Jan 27, 2003  •  Post A Comment

So Super Bowl 2003 is history.
For those marketers who participated the annual question is: Was it better to create a one-hit spectacular, or did the advertisers that chose to go the multiple-buy route benefit from a halo effect?
Brand managers are still tallying the reactions, but the planners’ inquests will begin this week. The more interesting question, from a planning point of view, is what do you do with your brand if you passed on the game because of reasons of exclusivity or cost?
Of course, the answer is entirely dependent on client and category. How you responded to Reebok’s first Bowl appearance in a decade was very different depending upon whether you were Puma or Nike.
Puma is the hot brand of the moment. It clearly felt it was both too small and too cool to worry about the event. Paul Woolmington, CEO of the Media Kitchen, Puma’s agency, said you do not plan launches around the Super Bowl; you pursue your own agenda.
If you are Nike, however, you have a history of subverting rival brands’ “official” efforts at events like the Super Bowl, the Olympics and soccer’s World Cup. Last week, Nike was all over TV screens with its hilarious new “streaker” commercials during the “alternative” television events: the championship games, the Golden Globes, “American Idol.” But it is not the only strategy.
“Puma just doesn’t play the game,” Mr. Woolmington said. “If you were to try, though, you go local or to an unwired network. You collaborate with the local cable operators, and/or you go to multiple cable networks like AT&T Comcast. Instead of being a top-down buy, it’s a bottom-up buy. You buy on a local level.”
If there is an average of 91/2 minutes of advertising available each hour (this does not include ABC’s own trailers) then there are perhaps eight minutes sold by the network and 11/2 minutes available locally.
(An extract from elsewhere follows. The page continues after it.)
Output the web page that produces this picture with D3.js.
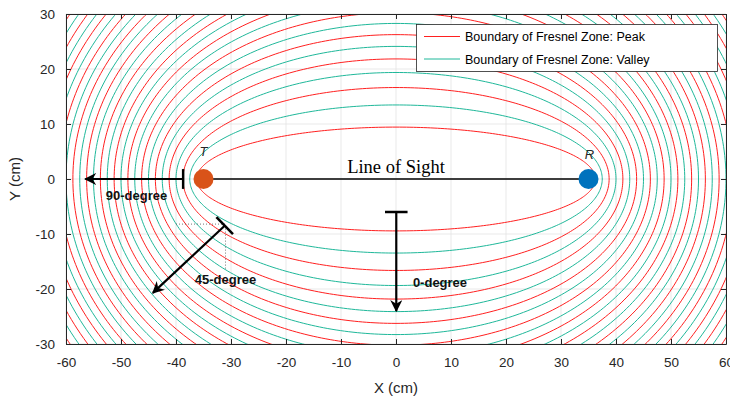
<!DOCTYPE html>
<html lang="en">
<head>
    <meta charset="UTF-8">
    <title>Fresnel Zones</title>
    <script src="https://cdnjs.cloudflare.com/ajax/libs/d3/7.8.5/d3.min.js"></script>
    <style>
        body { margin: 0; background: #fff; }
        svg { display: block; font-family: "Liberation Sans", Arial, sans-serif; }
    </style>
</head>
<body>
    <div id="chart"></div>
    <script>
        // axis ticks (cm)
        const xTicks = [-60, -50, -40, -30, -20, -10, 0, 10, 20, 30, 40, 50, 60];
        const yTicks = [-30, -20, -10, 0, 10, 20, 30];

        // transmitter / receiver positions (cm) and wavelength (cm)
        const txPos = [-35, 0];
        const rxPos = [35, 0];
        const wavelength = 5;

        // Fresnel zone boundary indices: odd = peak, even = valley
        const zoneIndex = [1, 2, 3, 4, 5, 6, 7, 8, 9, 10, 11, 12, 13, 14, 15,
            16, 17, 18, 19, 20, 21, 22, 23, 24, 25, 26, 27, 28, 29, 30];

        // annotation arrows in data units: [bar start, bar end, arrow tip]
        const arrow90 = [[-38.7, 1.8], [-38.7, -1.8], [-56.5, 0]];
        const arrow0 = [[-2, -6], [2.1, -6], [0.05, -24]];
        const arrow45 = [[-32.65, -6.95], [-29.64, -10.04], [-44.2, -20.7]];
        const guideDots = [[-40, -8.2], [-31, -8.2], [-31, -16.5]];

        const legendLabels = ["Boundary of Fresnel Zone: Peak", "Boundary of Fresnel Zone: Valley"];
        const peakColor = "#ff2020";
        const valleyColor = "#1fb89a";

        const width = 730, height = 400;
        const margin = {top: 14, right: 4, bottom: 56, left: 66};

        const svg = d3.select("#chart").append("svg")
            .attr("width", width)
            .attr("height", height);

        const x = d3.scaleLinear().domain([-60, 60]).range([margin.left, width - margin.right]);
        const y = d3.scaleLinear().domain([-30, 30]).range([height - margin.bottom, margin.top]);

        const defs = svg.append("defs");
        defs.append("clipPath").attr("id", "plotClip")
            .append("rect")
            .attr("x", x(-60)).attr("y", y(30))
            .attr("width", x(60) - x(-60)).attr("height", y(-30) - y(30));

        // grid
        const grid = svg.append("g");
        grid.selectAll(".gx").data(xTicks).enter().append("line")
            .attr("x1", d => x(d)).attr("x2", d => x(d))
            .attr("y1", y(-30)).attr("y2", y(30))
            .attr("stroke", "#e3e3e3").attr("stroke-width", 0.8);
        grid.selectAll(".gy").data(yTicks).enter().append("line")
            .attr("y1", d => y(d)).attr("y2", d => y(d))
            .attr("x1", x(-60)).attr("x2", x(60))
            .attr("stroke", "#e3e3e3").attr("stroke-width", 0.8);

        // ellipses
        const c = (rxPos[0] - txPos[0]) / 2;
        const cx = (rxPos[0] + txPos[0]) / 2;
        const line = d3.line().x(d => x(d[0])).y(d => y(d[1]));
        const angles = d3.range(0, 361, 1).map(t => t * Math.PI / 180);

        const curves = svg.append("g").attr("clip-path", "url(#plotClip)");
        zoneIndex.forEach(n => {
            const a = c + n * wavelength / 4;
            const b = Math.sqrt(a * a - c * c);
            const pts = angles.map(t => [cx + a * Math.cos(t), b * Math.sin(t)]);
            curves.append("path")
                .attr("d", line(pts))
                .attr("fill", "none")
                .attr("stroke", n % 2 === 1 ? peakColor : valleyColor)
                .attr("stroke-width", 1);
        });

        // axes box with inward ticks
        const axisColor = "#262626";
        const fmt = d => String(d);
        const xAxis = svg.append("g")
            .attr("transform", `translate(0,${y(-30)})`)
            .call(d3.axisBottom(x).tickValues(xTicks).tickFormat(fmt).tickSizeInner(-5).tickSizeOuter(0).tickPadding(13));
        const xAxisTop = svg.append("g")
            .attr("transform", `translate(0,${y(30)})`)
            .call(d3.axisTop(x).tickValues(xTicks).tickSizeInner(-5).tickSizeOuter(0).tickFormat(""));
        const yAxis = svg.append("g")
            .attr("transform", `translate(${x(-60)},0)`)
            .call(d3.axisLeft(y).tickValues(yTicks).tickFormat(fmt).tickSizeInner(-5).tickSizeOuter(0).tickPadding(11));
        const yAxisRight = svg.append("g")
            .attr("transform", `translate(${x(60)},0)`)
            .call(d3.axisRight(y).tickValues(yTicks).tickSizeInner(-5).tickSizeOuter(0).tickFormat(""));
        [xAxis, xAxisTop, yAxis, yAxisRight].forEach(g => {
            g.selectAll("path, line").attr("stroke", axisColor).attr("stroke-width", 1);
            g.selectAll("text").attr("fill", axisColor).style("font-size", "13.5px")
                .style("font-family", "'Liberation Sans', Arial, sans-serif");
        });

        svg.append("text").attr("x", x(0)).attr("y", 393)
            .attr("text-anchor", "middle").attr("fill", axisColor)
            .style("font-size", "15px").text("X (cm)");
        svg.append("text")
            .attr("transform", `translate(20,${y(0)}) rotate(-90)`)
            .attr("text-anchor", "middle").attr("fill", axisColor)
            .style("font-size", "15px").text("Y (cm)");

        // line of sight
        svg.append("line")
            .attr("x1", x(txPos[0])).attr("y1", y(txPos[1]))
            .attr("x2", x(rxPos[0])).attr("y2", y(rxPos[1]))
            .attr("stroke", "#000").attr("stroke-width", 1.3);
        svg.append("text").attr("x", x(0)).attr("y", 173)
            .attr("text-anchor", "middle")
            .style("font-family", "'Liberation Serif', 'DejaVu Serif', serif")
            .style("font-size", "18.5px").text("Line of Sight");

        svg.append("circle").attr("cx", x(txPos[0])).attr("cy", y(txPos[1])).attr("r", 10)
            .attr("fill", "#D95319");
        svg.append("circle").attr("cx", x(rxPos[0])).attr("cy", y(rxPos[1])).attr("r", 10)
            .attr("fill", "#0072BD");
        svg.append("text").attr("x", x(txPos[0])).attr("y", 156)
            .attr("text-anchor", "middle").style("font-style", "italic").style("font-size", "13px")
            .attr("fill", "#262626").text("T");
        svg.append("text").attr("x", x(rxPos[0]) + 1).attr("y", 159)
            .attr("text-anchor", "middle").style("font-style", "italic").style("font-size", "13px")
            .attr("fill", "#262626").text("R");

        // arrow marker
        defs.append("marker")
            .attr("id", "head")
            .attr("viewBox", "0 0 10 10")
            .attr("refX", 9).attr("refY", 5)
            .attr("markerWidth", 5.5).attr("markerHeight", 5.5)
            .attr("markerUnits", "strokeWidth")
            .attr("orient", "auto")
            .append("path")
            .attr("d", "M0,0 L10,5 L0,10 L3,5 Z")
            .attr("fill", "#000");

        function drawArrow(spec) {
            const [p0, p1, tip] = spec;
            svg.append("line")
                .attr("x1", x(p0[0])).attr("y1", y(p0[1]))
                .attr("x2", x(p1[0])).attr("y2", y(p1[1]))
                .attr("stroke", "#000").attr("stroke-width", 2.5);
            const mx = (p0[0] + p1[0]) / 2, my = (p0[1] + p1[1]) / 2;
            svg.append("line")
                .attr("x1", x(mx)).attr("y1", y(my))
                .attr("x2", x(tip[0])).attr("y2", y(tip[1]))
                .attr("stroke", "#000").attr("stroke-width", 2.2)
                .attr("marker-end", "url(#head)");
        }

        svg.append("path")
            .attr("d", line(guideDots))
            .attr("fill", "none").attr("stroke", "#555")
            .attr("stroke-width", 0.8).attr("stroke-dasharray", "1,2");

        drawArrow(arrow90);
        drawArrow(arrow0);
        drawArrow(arrow45);

        [["90-degree", 136.5, 200], ["0-degree", 440, 287], ["45-degree", 225.5, 284]].forEach(t => {
            svg.append("text").attr("x", t[1]).attr("y", t[2])
                .attr("text-anchor", "middle")
                .style("font-weight", "bold").style("font-size", "13px")
                .attr("fill", "#111").text(t[0]);
        });

        // legend
        const legend = svg.append("g");
        legend.append("rect")
            .attr("x", 416.5).attr("y", 24.5).attr("width", 301).attr("height", 47)
            .attr("fill", "#fff").attr("stroke", axisColor).attr("stroke-width", 0.8);
        legendLabels.forEach((lab, i) => {
            const ly = 36.5 + i * 22.5;
            legend.append("line")
                .attr("x1", 424).attr("x2", 460).attr("y1", ly).attr("y2", ly)
                .attr("stroke", i === 0 ? peakColor : valleyColor).attr("stroke-width", 1);
            legend.append("text")
                .attr("x", 465).attr("y", ly + 4.5)
                .attr("fill", "#000").style("font-size", "12.5px").text(lab);
        });
    </script>
</body>
</html>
And of course not all advertisers must be national. However, if you did try to pull together a virtual national buy, then you could expect to pay a severe premium. A full unwired network might cost as much as $3 million for a 30-second spot, but no one really does that. The premium over a network buy might be as high as 300 percent.
Instead you obtain a better cost per thousand going to AT&T Comcast, for example. And although it risks the wrath of an Anheuser Busch by selling its airtime to, say, Miller, AT&T Comcast is under no obligation not to.
An alternative strategy
Miller, like Nike and Coke with its new “real” campaign, is all over TV screens right now with its controversial “catfight” commercial starring a blonde and a brunette who fight in their underwear. Not only has Miller’s TV buy been heavy this past week or so but it has also exploited the full PR potential of the ad.
It’s turned a negative into a positive: It can’t be in the game, so “catfight” has been in almost every Super Bowl story as the “ad you wished you could see.” It cleverly piggybacks the strategy of the Bowl advertisers. They have created multiple events around the Super Bowl-some on site-all linked to the sexiness of the ad. They promoted this using print, outdoor and online. The idea is to spend half as much again of the cost of making the ad and buying the airtime on promoting the fact that you are doing it.
You can choose to ignore the Super Bowl, but if you are a blue-chip mainstream brand, this is really not just about economics, As Mr. Woolmington said: “No one buys the Super Bowl on the basis of the one-off buy. It’s a turnkey event. During the six-week period before and after you can plan and introduce new products, and it’s emotional. It’s about making your staff, your suppliers and your sales force feel good.